Wellesley College, a liberal arts college located twenty miles west of Boston, is the number one US women’s college and ranked 6th nationally, according to the US News and World Report 2013 National Liberal Arts College Ranking. Wellesley is best known for its Political Science department, as two of its recent alumnae - Hillary Clinton and Madeleine Albright - have held the position of US Secretary of State. Wellesley students can take advantage of studying at the Albright Institute, which allows students to pursue a year-long academic program, hands-on internships in and research on global institutions, and attend school-organized conferences. Similarly, Smith College, one of the largest women’s colleges in the US, has more than 120 student organizations for students to join, ranging from Business Women of Smith, a student-run club that provides its members with knowledge, resources, and networking opportunities in business and entrepreneurship, to Celebrations Dance Company, a student-led dance troupe.
Most women’s colleges are part of local consortiums that enable their students to enroll in classes in nearby institutions, thus providing a co-educational experience, if so desired. Wellesley students, for example, have the option of securing a B.A. from Wellesley and an S.B. degree from MIT over the course of five years. Students at Smith and Mt Holyoke can also enroll in classes at UMASS Amherst, Amherst, and Hampshire colleges, as well. Bryn Mawr students can take classes at nearby Swarthmore. These women’s colleges are as academically rigorous as co-educational schools, but offer the added benefit of providing for a close-knit community of faculty, students, and alumnae. This positive and nurturing environment focuses on women’s needs and exposes students to powerful female role models, molding them and encouraging them to pursue leadership roles, both in the university and later in life.
Most women’s colleges are situated in suburban settings, in close proximity to urban centers, but still far enough away to have traditional campuses, which are conducive to learning, creativity, and self-expression. For those who prefer an urban campus, options include Barnard College, part of Columbia University in New York City, and Simmons College in Boston. Regardless of the school’s location, security is a top priority in all women’s college, especially in all-women areas such as dormitories. While there are male faculty and workers on campus, they are restricted only to classrooms and public areas. Any male visitors must be registered or escorted, especially in dormitories and dining halls.
The most distinguishing feature of women’s college is that the all-female atmosphere is conducive to honest and opened discussions about women’s needs and interests, and there is expanded academic and personal support for students to succeed. “Students are supported in every aspect of their lives, from academic tutoring, to personal counseling,” says Pham. “Of course these types of services exist in co-educational institutions, but, because a women’s college is small and intimate, students with academic or social issues are identified more easily and get the help they need immediately, before problems get out of hand. There is a social safety net established by a network of professors, staff, dorm advisors, and fellow students that help students to perform their best.”

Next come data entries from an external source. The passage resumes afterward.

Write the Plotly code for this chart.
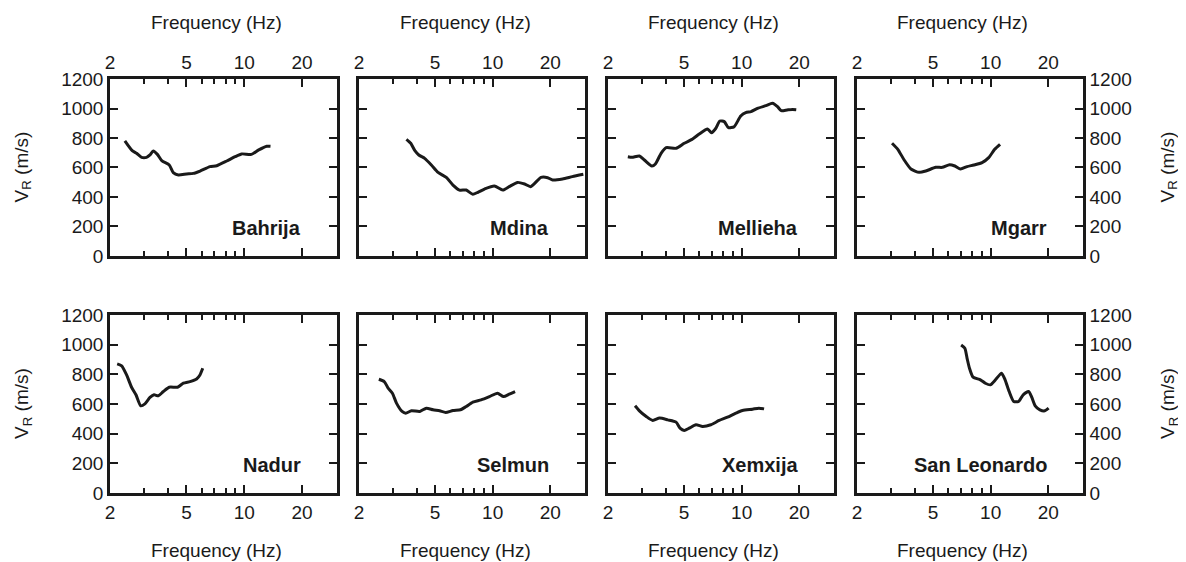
import plotly.graph_objects as go

# station names, grid order
stations = ["Bahrija", "Mdina", "Mellieha", "Mgarr",
            "Nadur", "Selmun", "Xemxija", "San Leonardo"]

# dispersion curves: frequency (Hz) and V_R (m/s)
bahrija_f = [2.39, 2.61, 2.75, 2.92, 3.10, 3.23, 3.36, 3.53, 3.72, 4.07, 4.27, 4.54, 5.01, 5.43,
             5.89, 6.63, 7.19, 8.11, 8.96, 9.70, 10.9, 11.9, 13.1, 13.7]
bahrija_v = [780, 714, 696, 669, 669, 685, 712, 689, 646, 617, 565, 549, 556, 560,
             576, 606, 612, 644, 673, 692, 689, 719, 744, 744]

mdina_f = [3.54, 3.73, 3.92, 4.11, 4.41, 4.78, 5.18, 5.72, 6.20, 6.71, 7.27, 7.88, 8.37, 9.06,
           10.2, 11.3, 12.2, 13.5, 14.7, 15.8, 17.9, 19.4, 20.6, 23.2, 26.1, 29.8]
mdina_v = [791, 764, 714, 685, 662, 617, 567, 533, 481, 447, 447, 418, 432, 454,
           475, 447, 470, 499, 488, 470, 533, 531, 515, 522, 538, 554]

mellieha_f = [2.54, 2.67, 2.92, 3.10, 3.39, 3.54, 3.79, 4.03, 4.54, 5.01, 5.54, 6.00, 6.63, 6.96,
              7.33, 7.69, 8.11, 8.53, 9.14, 9.89, 10.5, 11.2, 12.1, 13.4, 14.5, 15.4, 16.1,
              17.3, 18.4, 19.3]
mellieha_v = [673, 669, 678, 651, 610, 624, 696, 735, 730, 764, 793, 827, 861, 836,
              866, 915, 911, 870, 877, 949, 972, 979, 1001, 1019, 1035, 1012, 985,
              990, 994, 992]

mgarr_f = [3.05, 3.27, 3.53, 3.83, 4.23, 4.58, 5.16, 5.59, 6.10, 6.50, 6.96, 7.53, 8.16, 9.02,
           9.77, 10.5, 11.2]
mgarr_v = [764, 723, 651, 590, 567, 576, 601, 601, 619, 610, 590, 606, 617, 633,
           667, 723, 757]

nadur_f = [2.18, 2.30, 2.44, 2.59, 2.73, 2.89, 3.04, 3.23, 3.39, 3.57, 3.79, 4.07, 4.49, 4.82,
           5.22, 5.65, 5.88, 6.08]
nadur_v = [870, 857, 796, 713, 662, 588, 601, 644, 662, 655, 684, 713, 713, 740,
           751, 769, 796, 841]

selmun_f = [2.54, 2.71, 2.84, 2.99, 3.14, 3.36, 3.51, 3.76, 4.16, 4.50, 4.88, 5.28, 5.68, 6.20,
            6.79, 7.27, 7.88, 8.70, 9.62, 10.6, 11.4, 12.2, 13.1]
selmun_v = [767, 751, 707, 673, 606, 550, 538, 554, 550, 572, 561, 554, 543, 556,
            561, 583, 612, 628, 650, 673, 650, 666, 684]

xemxija_f = [2.77, 2.92, 3.17, 3.43, 3.72, 4.11, 4.54, 4.76, 5.01, 5.32, 5.77, 6.25, 6.90, 7.63,
             8.43, 9.32, 10.1, 11.4, 12.3, 13.1]
xemxija_v = [588, 554, 516, 489, 505, 493, 478, 437, 422, 437, 460, 449, 460, 489,
             511, 538, 556, 565, 572, 567]

sanleo_f = [7.01, 7.33, 7.53, 7.75, 8.09, 8.84, 9.38, 9.96, 10.6, 11.4, 11.9, 12.5, 13.2, 14.0,
            14.8, 15.8, 16.4, 17.1, 18.1, 19.2, 20.1]
sanleo_v = [998, 976, 908, 841, 781, 763, 740, 729, 763, 808, 763, 684, 617, 617,
            662, 684, 646, 588, 561, 554, 572]

curves = [(bahrija_f, bahrija_v), (mdina_f, mdina_v), (mellieha_f, mellieha_v), (mgarr_f, mgarr_v),
          (nadur_f, nadur_v), (selmun_f, selmun_v), (xemxija_f, xemxija_v), (sanleo_f, sanleo_v)]

x_major = [2, 5, 10, 20]
x_minor = [3, 4, 6, 7, 8, 9]
y_ticks = [0, 200, 400, 600, 800, 1000, 1200]

FONT = "Liberation Sans, Arial, Helvetica, sans-serif"
INK = "#1a1a1a"

col_dom = [[0.0, 0.2333], [0.2559, 0.4882], [0.5118, 0.7441], [0.7677, 1.0]]
row_dom = [[0.5725, 1.0], [0.0, 0.43]]

fig = go.Figure()
layout = {}
annotations = []

for i, (name, (f, v)) in enumerate(zip(stations, curves)):
    r, c = divmod(i, 4)
    n = i + 1
    xa = "x" if n == 1 else f"x{n}"
    ya = "y" if n == 1 else f"y{n}"
    fig.add_trace(go.Scatter(x=f, y=v, mode="lines", xaxis=xa, yaxis=ya,
                             line=dict(color=INK, width=3, shape="spline", smoothing=0.6),
                             showlegend=False, hoverinfo="skip"))
    layout["xaxis" if n == 1 else f"xaxis{n}"] = dict(
        domain=col_dom[c], anchor=ya, type="log", range=[0.301, 1.483],
        side="top" if r == 0 else "bottom",
        tickmode="array", tickvals=x_major, ticktext=[str(t) for t in x_major],
        ticks="inside", ticklen=8, tickwidth=1.5, tickcolor=INK,
        minor=dict(tickmode="array", tickvals=x_minor, ticks="inside", ticklen=5,
                   tickwidth=1.5, tickcolor=INK),
        showline=True, linewidth=2.5, linecolor=INK, mirror="ticks",
        showgrid=False, zeroline=False,
        tickfont=dict(family=FONT, size=19, color=INK),
    )
    layout["yaxis" if n == 1 else f"yaxis{n}"] = dict(
        domain=row_dom[r], anchor=xa, range=[0, 1200],
        tickmode="array", tickvals=y_ticks,
        side="right" if c == 3 else "left",
        showticklabels=(c == 0 or c == 3),
        ticks="inside", ticklen=8, tickwidth=1.5, tickcolor=INK,
        showline=True, linewidth=2.5, linecolor=INK, mirror="ticks",
        showgrid=False, zeroline=False,
        tickfont=dict(family=FONT, size=19, color=INK),
    )
    # station label
    annotations.append(dict(text=f"<b>{name}</b>", xref=f"{xa} domain", yref=f"{ya} domain",
                            x=1, y=0, xanchor="right", yanchor="middle",
                            xshift=-34, yshift=28, showarrow=False,
                            font=dict(family=FONT, size=20, color=INK)))

# frequency titles above the top row and below the bottom row
for c in range(4):
    xc = sum(col_dom[c]) / 2
    annotations.append(dict(text="Frequency (Hz)", xref="paper", yref="paper", x=xc, y=1,
                            xshift=-7, yshift=57, xanchor="center", yanchor="middle",
                            showarrow=False, font=dict(family=FONT, size=19, color=INK)))
    annotations.append(dict(text="Frequency (Hz)", xref="paper", yref="paper", x=xc, y=0,
                            xshift=-7, yshift=-57, xanchor="center", yanchor="middle",
                            showarrow=False, font=dict(family=FONT, size=19, color=INK)))

# V_R titles on both sides
for r in range(2):
    yc = sum(row_dom[r]) / 2
    for xp, xs in [(0, -87), (1, 86)]:
        annotations.append(dict(text="V<sub>R</sub> (m/s)", xref="paper", yref="paper",
                                x=xp, y=yc, xshift=xs, xanchor="center", yanchor="middle",
                                textangle=-90, showarrow=False,
                                font=dict(family=FONT, size=19, color=INK)))

fig.update_layout(**layout)
# page body has an 8px margin: figure runs from (8, 8) to the window's right/bottom edge
fig.update_layout(
    width=1178, height=554,
    margin=dict(l=102, r=103, t=71, b=69),
    paper_bgcolor="white", plot_bgcolor="white",
    annotations=annotations,
    font=dict(family=FONT, size=19, color=INK),
)

fig.write_html("out.html")
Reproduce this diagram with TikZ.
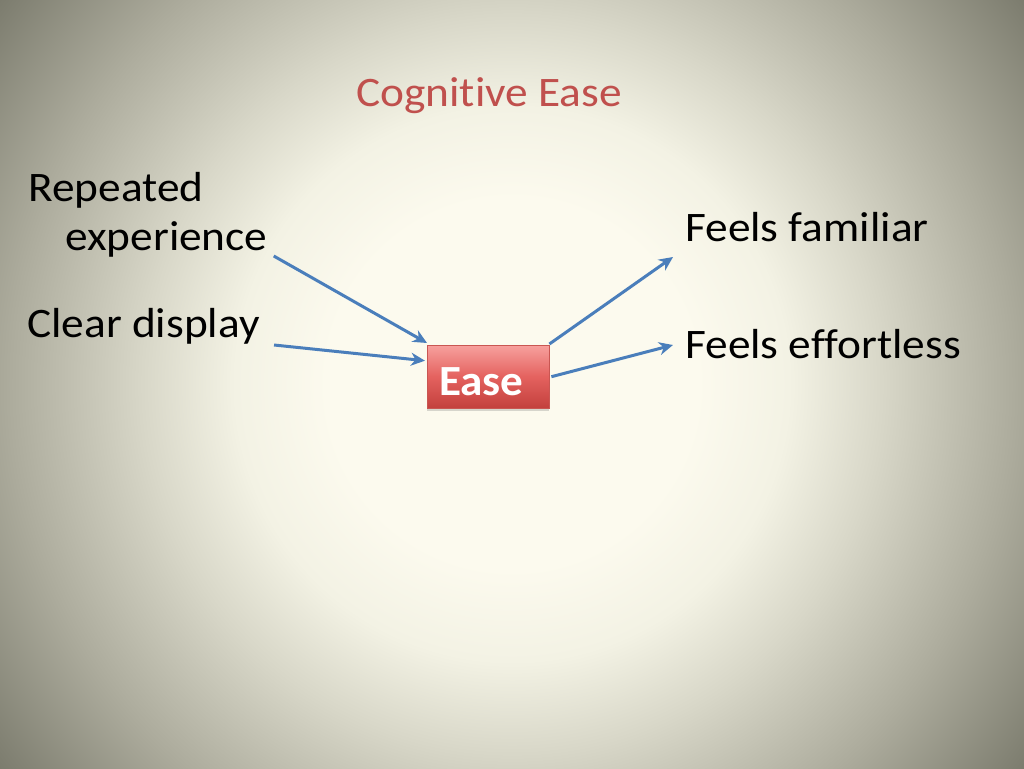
\documentclass[tikz,border=0pt]{standalone}
\usepackage{fontspec}
\setmainfont[Ligatures=NoCommon]{Carlito}
\usetikzlibrary{arrows.meta,calc,shadows}
\definecolor{bgc}{HTML}{FCFAEE}
\definecolor{bgb}{HTML}{F3F2E4}
\definecolor{bgm}{HTML}{D8D7C8}
\definecolor{bgn}{HTML}{ADAC9D}
\definecolor{bge}{HTML}{7C7C6E}
\definecolor{titlered}{HTML}{C0504D}
\definecolor{arrowblue}{HTML}{4A7EBB}
\definecolor{boxtop}{HTML}{F7A09D}
\definecolor{boxmid}{HTML}{E4625F}
\definecolor{boxbot}{HTML}{C3403D}
\definecolor{boxline}{HTML}{C95652}
\pgfdeclareradialshading{bgshade}{\pgfpoint{0bp}{0bp}}{%
  color(0bp)=(bgc); color(14bp)=(bgc); color(21bp)=(bgb);
  color(28bp)=(bgm); color(38bp)=(bgn); color(48.5bp)=(bge); color(50bp)=(bge)}
\newcommand\bigtxt{\fontsize{42}{50}\selectfont}
\tikzset{
  lbl/.style={anchor=base west, inner sep=0pt, font=\bigtxt, text=black, xscale=1.08},
  ttl/.style={anchor=base, inner sep=0pt, font=\bigtxt, text=titlered, xscale=1.08},
  easebox/.style={anchor=north west, draw=boxline, line width=0.4pt,
    top color=boxtop, bottom color=boxbot, middle color=boxmid,
    minimum width=122pt, minimum height=63pt,
    drop shadow={shadow xshift=0pt, shadow yshift=-3pt, opacity=0.3}},
  easetxt/.style={anchor=base west, inner sep=0pt, font=\fontsize{43}{50}\selectfont\bfseries,
    text=white, xscale=1.05},
  conn/.style={draw=arrowblue, line width=3pt,
    -{Stealth[length=14pt, width=13pt, inset=4.5pt]}}
}
\begin{document}
\begin{tikzpicture}[x=1pt, y=-1pt]
  \useasboundingbox (0,0) rectangle (1024,768);
  \begin{scope}
    \clip (0,0) rectangle (1024,768);
    \node[inner sep=0pt, scale=13.15] (bg) at (512,384) {\pgfuseshading{bgshade}};
  \end{scope}
  \node[ttl] (title) at (489,106) {Cognitive Ease};
  \node[lbl] (rep) at (28,201) {Repeated};
  \node[lbl] (exp) at (65,250) {experience};
  \node[lbl] (clear) at (27,337) {Clear display};
  \node[lbl] (fam) at (685,241) {Feels familiar};
  \node[lbl] (eff) at (685,358) {Feels effortless};
  \node[easebox] (ease) at (427,345) {};
  \node[easetxt] (easelbl) at ($(ease.north west)+(12,50)$) {Ease};
  \draw[conn] ($(exp.base east)+(6,6)$) -- ($(ease.north west)+(0,-2)$);
  \draw[conn] ($(clear.base east)+(14,8)$) -- ($(ease.west)+(-2,-16)$);
  \draw[conn] ($(ease.north east)+(0,-1)$) -- ($(fam.base west)+(-12,16)$);
  \draw[conn] ($(ease.east)+(2,0)$) -- ($(eff.base west)+(-12,-13)$);
\end{tikzpicture}
\end{document}
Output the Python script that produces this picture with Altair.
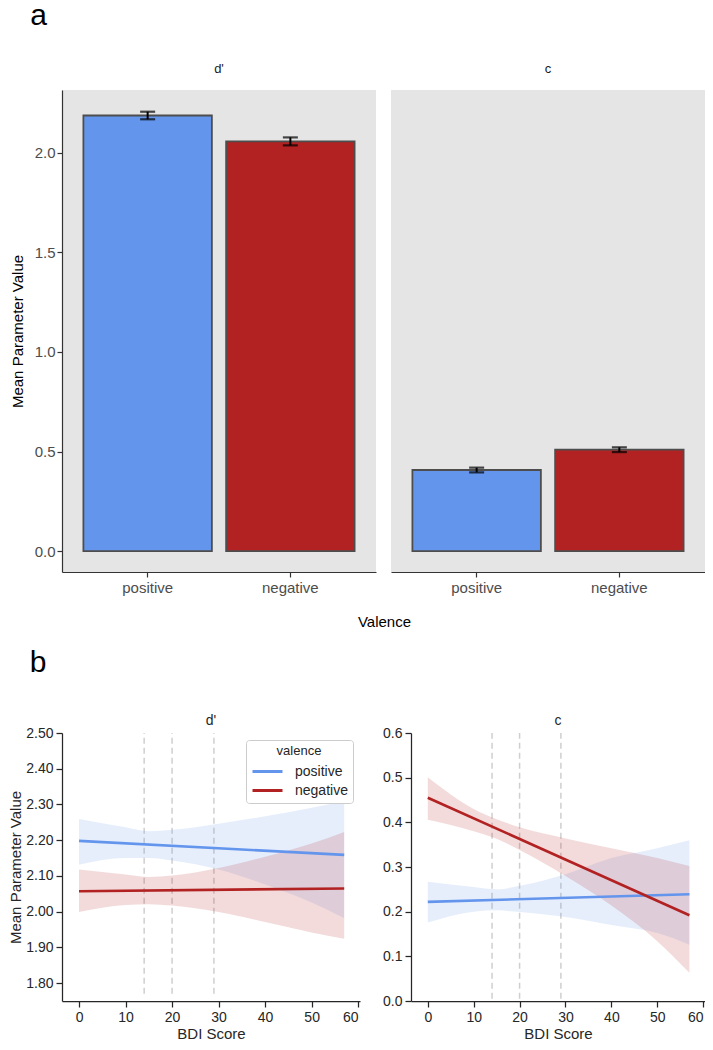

University years are particularly transformative for young women and students at these schools will learn to think, speak, analyze, and seek solutions, as well as gain self-confidence and develop leadership skills. “Female students are encouraged to be leaders because in an all-women environment it’s common to see a woman leading a science research team or serving as captain a tennis team,” says Pham. “Being in such environment is inspiring for females who may not have had these role models earlier in life. I gained self-confidence and honed skills to overcome life’s challenges during my years at Wellesley College.” There are women’s colleges to fit every UAE student’s academic needs and potential. Unlike many other schools, Mount Holyoke, another nationally recognized liberal arts school, does not require students to submit SAT scores as part of their application, as the school doesn’t believe the standardized test is an accurate indicator of academic potential or ability. “Mt Holyoke offers UAE students who may have scored poorly on the SAT the opportunity to study at one of the best small colleges in the country,” says Peter Davos of Carian College Advisors.
US women’s colleges are ideal higher learning institutions for UAE females looking for the best US college education has to offer, but still maintain important social, cultural, and religious values. The safe and nurturing environment at these schools will help UAE female students to learn, grow, and become leaders. “We always advise students to select schools that fit with their educational and personal goals. Women’s colleges are the best option for a large number of female UAE students,” Davos comments. “The process of applying to women’s colleges is the same as applying to co-educational schools. Female applicants from the UAE will have the added advantage of bringing with them cultural diversity that will enrich the school’s community.”